Of the 98 million consumers who dye their hair in the United States, roughly 52% do so exclusively at home, 48% do so exclusively in salons, and about 20% cross over between at-home hair coloring and having it done at a salon, says Amy Errett, CEO and founder of Madison Reed, a hair color products retailer.
Appealing to the roughly half of consumers who it wouldn’t otherwise sell to is why the retailer, which operates hair coloring salons called Color Bars in New York and San Francisco, plans to have 25 such locations by the end of 2019. To meet that goal and continue growing its online business, the retailer today announced it raised $25 million in a funding round led by Comcast Ventures. Existing investors Norwest Venture Partners, True Ventures and Calibrate Ventures also participated in the funding round.
Madison Reed’s aggressive offline push corresponds to roughly one Color Bar opening each month. To determine locations for the shops, Madison Reed draws on data it gathers from its customers and its database of more than 700,000 email addresses.
Because a large share of consumers don’t want to color their hair at home, the Color Bars were always part of Madison Reed’s business model, Errett says. “We launched three years ago,” she says. “We spent three years scaling the online business, now we’re seeking to address the rest of the market.”
The Color Bars attract a mix of consumers who weren’t familiar with the brand, some who knew the brand but hadn’t bought the product and some regular online customers.
The retailer’s marketing strategy assumes that some of its existing customers will spread word of the Color Bar to other consumers. For instance, when it opened the Color Bar in New York it leaned on email marketing for the 20,000 consumers in its database who live in the area. With the physical presence itself and the word of mouth marketing, the retailer barely increased its marketing budget to drive consumers into the salon.
That’s a sign that the Color Bars are paying off, Errett says.
“I just want to meet customers wherever they are,” she says. “If they want to shop online, that’s great, awesome. If they want to come into our store, that’s awesome. If they want to do both, that’s awesome. We’re simply looking for multiple ways to scale our business.”
Just as technology plays a critical role on Madison-Reed.com to help consumers find the ideal color for their hair, technology also does so in the Color Bars, which help the retailer continue to learn about its customers.
The vast majority of Madison Reed Color Bar customers make their appointments online and select from one of the four service options—root only, root reboot, roots + gloss and color reviving gloss (they can also choose to add a blowout). Then, once in the Color Bar, they take a color quiz online that helps them find the ideal color shade, which they can then discuss with the stylist.
“The algorithm is amazing, but having a human there to make sure it is doing its job is crucial,” Errett says. The retailer’s data-heavy approach has helped shape the Color Bars. For instance, a few months after the two salons opened, the retailer found that 35% of customers don’t want their stylist to blow dry their hair. That led the retailer to offer a free blow-dry station, where a consumer can quickly dry her own hair before she leaves.

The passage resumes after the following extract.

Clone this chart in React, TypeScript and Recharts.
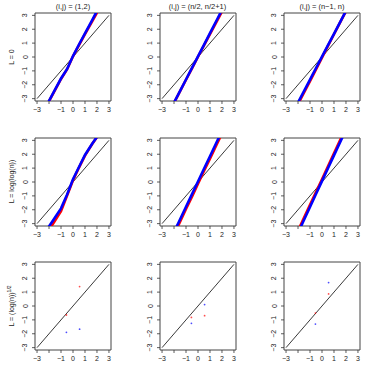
import React from "react";
import {
    ComposedChart,
    Line,
    ReferenceArea,
    Scatter,
    XAxis,
    YAxis,
} from "recharts";

// axis ticks
const X_TICKS = [-3, -2, -1, 0, 1, 2, 3];
const Y_TICKS = [-3, -2, -1, 0, 1, 2, 3];

const TITLES = ["(i,j) = (1,2)", "(i,j) = (n/2, n/2+1)", "(i,j) = (n\u22121, n)"];
const ROW_LABELS = ["L = 0", "L = log(log(n))", "L = (log(n))"];

// reference line y = x
const DIAG_X = [-3, 3];
const DIAG_Y = [-3, 3];

// theoretical quantiles, rows 1-2 (dense qq point clouds)
const QX = [-2.2, -1.6, -1.0, -0.5, 0, 0.5, 1.0, 1.6, 2.2];

// row 1 : L = 0
const P11_BLUE = [-3.48, -2.52, -1.55, -0.88, 0.07, 0.9, 1.7, 2.66, 3.64];
const P11_RED = [-3.5, -2.55, -1.58, -0.9, 0.05, 0.86, 1.64, 2.56, 3.5];
const P12_BLUE = [-3.62, -2.62, -1.62, -0.79, 0.05, 0.88, 1.72, 2.72, 3.72];
const P12_RED = [-3.64, -2.64, -1.64, -0.82, 0.02, 0.84, 1.64, 2.62, 3.6];
const P13_BLUE = [-3.61, -2.62, -1.63, -0.8, 0.02, 0.85, 1.67, 2.66, 3.65];
const P13_RED = [-3.72, -2.73, -1.74, -0.9, -0.05, 0.8, 1.64, 2.64, 3.62];

// row 2 : L = log(log(n))
const P21_BLUE = [-3.45, -2.68, -1.9, -0.92, 0.2, 1.08, 1.95, 2.75, 3.5];
const P21_RED = [-3.7, -2.92, -2.1, -1.0, 0.12, 1.04, 1.9, 2.74, 3.48];
const P22_BLUE = [-3.97, -2.88, -1.78, -0.87, 0.04, 0.95, 1.86, 2.95, 4.04];
const P22_RED = [-4.15, -3.06, -1.95, -1.05, -0.12, 0.8, 1.68, 2.77, 3.86];
const P23_BLUE = [-4.04, -2.92, -1.8, -0.87, 0.06, 0.99, 1.92, 3.03, 4.15];
const P23_RED = [-3.88, -2.76, -1.64, -0.72, 0.2, 1.13, 2.07, 3.18, 4.3];

// row 3 : L = (log(n))^(1/2), only two points per colour
const QX2 = [-0.55, 0.55];
const P31_RED = [-0.65, 1.4];
const P31_BLUE = [-1.9, -1.67];
const P32_RED = [-0.82, -0.7];
const P32_BLUE = [-1.25, 0.1];
const P33_RED = [-0.51, 0.87];
const P33_BLUE = [-1.3, 1.69];

const LIM = 3.17;
const PANEL = 125;
const STEP = 124.5;
const BOX_L = 35;
const BOX_T = 13;
const BOX_B = 101;
const FONT = "Liberation Sans, Arial, Helvetica, sans-serif";

const pts = (xs: number[], ys: number[]) => xs.map((x, i) => ({ x, y: ys[i] }));

const fmt = (v: number) => (v < 0 ? `\u2212${Math.abs(v)}` : `${v}`);

const XTick = (props: any) => {
    const { x, payload } = props;
    const v = payload.value;
    return (
        <g>
            <line x1={x} x2={x} y1={BOX_B} y2={BOX_B + 3} stroke="#333" strokeWidth={0.8} />
            {v !== -2 && (
                <text x={x} y={BOX_B + 10.5} textAnchor="middle" fontSize={7} fill="#222" fontFamily={FONT}>
                    {fmt(v)}
                </text>
            )}
        </g>
    );
};

const YTick = (props: any) => {
    const { y, payload } = props;
    const tx = BOX_L - 7.5;
    return (
        <g>
            <line x1={BOX_L - 3} x2={BOX_L} y1={y} y2={y} stroke="#333" strokeWidth={0.8} />
            <text
                x={tx}
                y={y}
                transform={`rotate(-90 ${tx} ${y})`}
                textAnchor="middle"
                fontSize={7}
                fill="#222"
                fontFamily={FONT}
            >
                {fmt(payload.value)}
            </text>
        </g>
    );
};

type PanelSpec = {
    blue: { x: number; y: number }[];
    red: { x: number; y: number }[];
    dots?: boolean;
};

const PANELS: PanelSpec[][] = [
    [
        { blue: pts(QX, P11_BLUE), red: pts(QX, P11_RED) },
        { blue: pts(QX, P12_BLUE), red: pts(QX, P12_RED) },
        { blue: pts(QX, P13_BLUE), red: pts(QX, P13_RED) },
    ],
    [
        { blue: pts(QX, P21_BLUE), red: pts(QX, P21_RED) },
        { blue: pts(QX, P22_BLUE), red: pts(QX, P22_RED) },
        { blue: pts(QX, P23_BLUE), red: pts(QX, P23_RED) },
    ],
    [
        { blue: pts(QX2, P31_BLUE), red: pts(QX2, P31_RED), dots: true },
        { blue: pts(QX2, P32_BLUE), red: pts(QX2, P32_RED), dots: true },
        { blue: pts(QX2, P33_BLUE), red: pts(QX2, P33_RED), dots: true },
    ],
];

const diag = pts(DIAG_X, DIAG_Y);

const dot = (color: string) => (p: any) => (
    <circle cx={p.cx} cy={p.cy} r={0.9} fill={color} fillOpacity={0.7} />
);

const Panel = ({ spec }: { spec: PanelSpec }) => (
    <ComposedChart
        width={PANEL}
        height={PANEL}
        margin={{ top: BOX_T, right: PANEL - BOX_L - 76, bottom: 0, left: 0 }}
    >
        <XAxis
            type="number"
            dataKey="x"
            domain={[-LIM, LIM]}
            allowDataOverflow
            ticks={X_TICKS}
            interval={0}
            height={PANEL - BOX_B}
            axisLine={false}
            tickLine={false}
            tick={(p: any) => <XTick {...p} />}
        />
        <YAxis
            type="number"
            dataKey="y"
            domain={[-LIM, LIM]}
            allowDataOverflow
            ticks={Y_TICKS}
            interval={0}
            width={BOX_L}
            axisLine={false}
            tickLine={false}
            tick={(p: any) => <YTick {...p} />}
        />
        <Line
            data={diag}
            dataKey="y"
            stroke="#222"
            strokeWidth={0.9}
            dot={false}
            isAnimationActive={false}
        />
        {spec.dots ? (
            <>
                <Scatter data={spec.red} dataKey="y" shape={dot("#ff0000")} isAnimationActive={false} />
                <Scatter data={spec.blue} dataKey="y" shape={dot("#0000ff")} isAnimationActive={false} />
            </>
        ) : (
            <>
                <Line
                    data={spec.red}
                    dataKey="y"
                    stroke="#ff0000"
                    strokeWidth={2.6}
                    dot={false}
                    isAnimationActive={false}
                />
                <Line
                    data={spec.blue}
                    dataKey="y"
                    stroke="#0000ff"
                    strokeWidth={2.6}
                    dot={false}
                    isAnimationActive={false}
                />
            </>
        )}
        <ReferenceArea
            x1={-LIM}
            x2={LIM}
            y1={-LIM}
            y2={LIM}
            fill="none"
            fillOpacity={0}
            stroke="#444"
            strokeWidth={1}
            ifOverflow="visible"
        />
    </ComposedChart>
);

export default function App() {
    const boxMidY = (BOX_T + BOX_B) / 2;
    return (
        <div
            style={{
                position: "absolute",
                left: 0,
                top: 0,
                width: 374,
                height: 374,
                background: "#fff",
                overflow: "hidden",
            }}
        >
            {PANELS.map((row, r) =>
                row.map((spec, c) => (
                    <div
                        key={`${r}-${c}`}
                        style={{ position: "absolute", left: c * STEP, top: r * STEP, width: PANEL, height: PANEL }}
                    >
                        <Panel spec={spec} />
                    </div>
                ))
            )}
            <svg
                width={374}
                height={374}
                style={{ position: "absolute", left: 0, top: 0, pointerEvents: "none" }}
                fontFamily={FONT}
            >
                {TITLES.map((t, c) => (
                    <text key={t} x={c * STEP + BOX_L + 38} y={9} textAnchor="middle" fontSize={7.5} fill="#222">
                        {t}
                    </text>
                ))}
                {ROW_LABELS.map((t, r) => {
                    const cy = r * STEP + boxMidY;
                    return (
                        <text
                            key={t}
                            x={13.5}
                            y={cy}
                            transform={`rotate(-90 13.5 ${cy})`}
                            textAnchor="middle"
                            fontSize={7}
                            fill="#222"
                        >
                            {t}
                            {r === 2 && (
                                <tspan fontSize={5} dy={-3}>
                                    1/2
                                </tspan>
                            )}
                        </text>
                    );
                })}
            </svg>
        </div>
    );
}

The retailer also leverages the data it gathers about its customers to offer product suggestions in the Color Bar, as well as in follow-up emails. The approach has led roughly 33% of shoppers to buy additional products, such as color-protecting shampoo and conditioner, in the store and another 7% to make an additional purchase online.
“The kiss of death for most offline retailers is they have no stake in the ground around data—their level of clienteling is neophyte,” Errett says.